I turned off all my changedetection.io tests immediately after while screaming from horror and late disbelief.
Results: Cox daily internet usage chart
I’ve enabled above selenium test some time on October 11th or 12th – and the traffic graph below shows very evident jump on around then.
And below graph is the result (not sure about spike on 10/13 – could be that I was messing around with my tests more heavily then usually).
Difference is fairly dramatic – and it doubles or triples my usual (already heavy) daily traffic. I could easily cross my internet cap (which is 1Tb a month) in a little more then 10 days, and this is with just 12 urls being tested with chrome webdriver. I don’t know about you – but I certainly underappreciated the traffic it takes to fully load a heavy website with heavy javascript and ads that are then constantly downloading more stuff.
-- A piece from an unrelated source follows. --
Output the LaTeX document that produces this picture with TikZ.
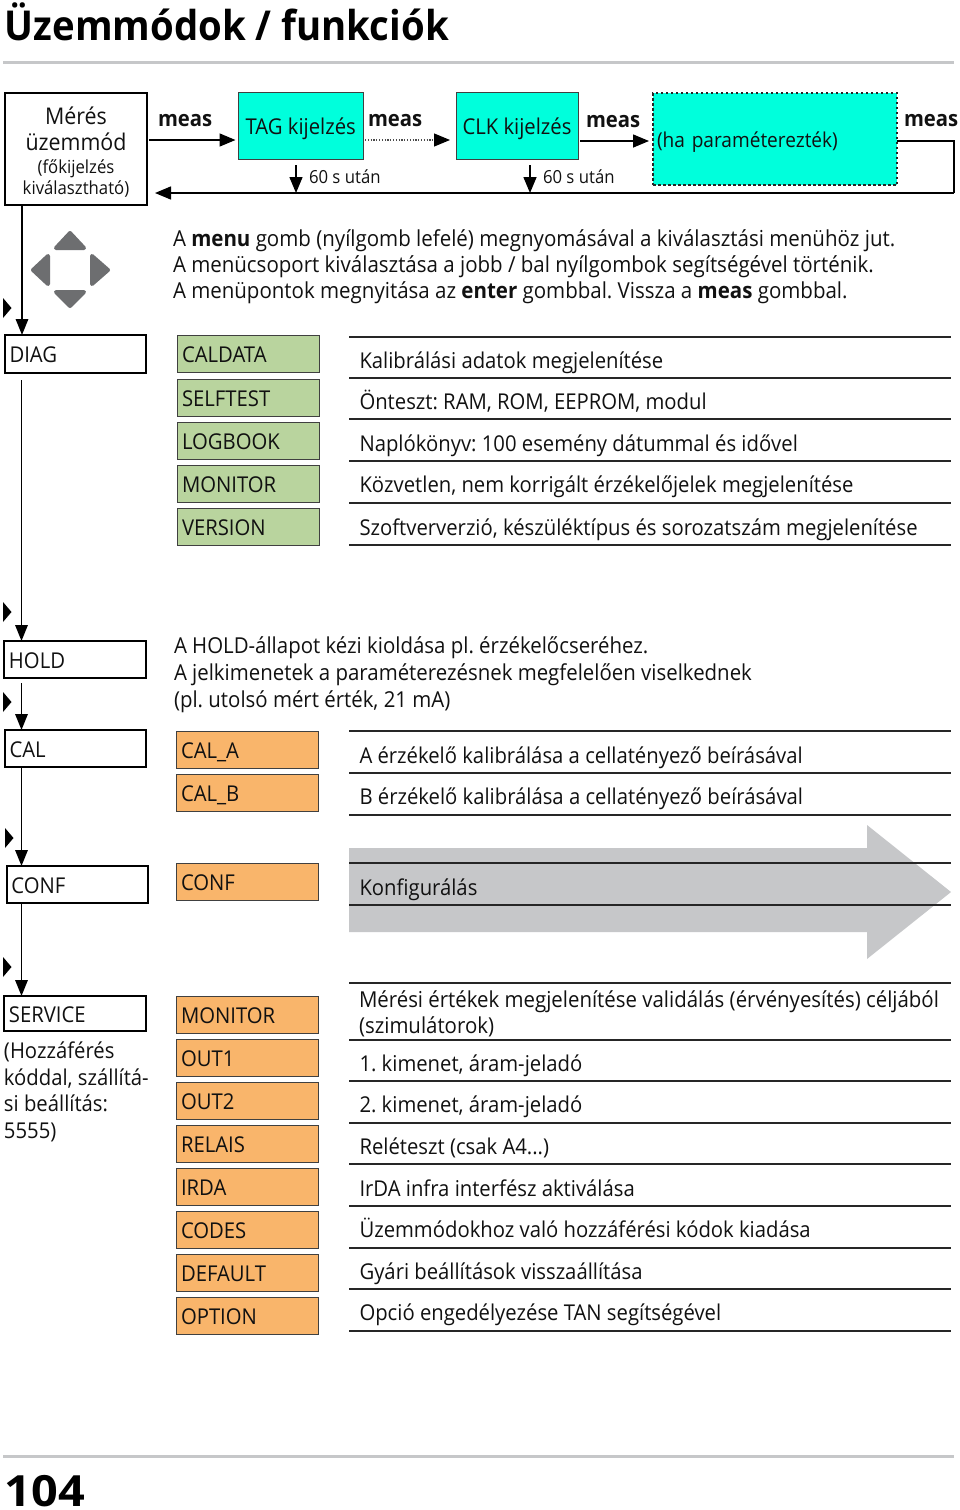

I have no problems updating to unlimited data package or paying overage charge, but not everyone is perhaps that fortunate and the amount of traffic one can incur from such a seemingly innocent test is staggering. Cox overage charges as of October 18th 2022 are 10$ per 50Gb so depending on when you caught that – your bill could bite you.
Lessons learned:
- Selenium webdriver could generate massive amount of traffic – especially if the website you are testing loads a lot of ads and has a lot of images. Make sure you use a real hosted remote server or a vps, as they typically come with unlimited 1Gbps link or at least some heavy traffic packages (8-10 Tb). Or otherwise make sure your residential internet line is uncapped.
- This also seems like a no-brainer issue to me – support legislation banning data caps
Just figured I share my experience and thanks for reading!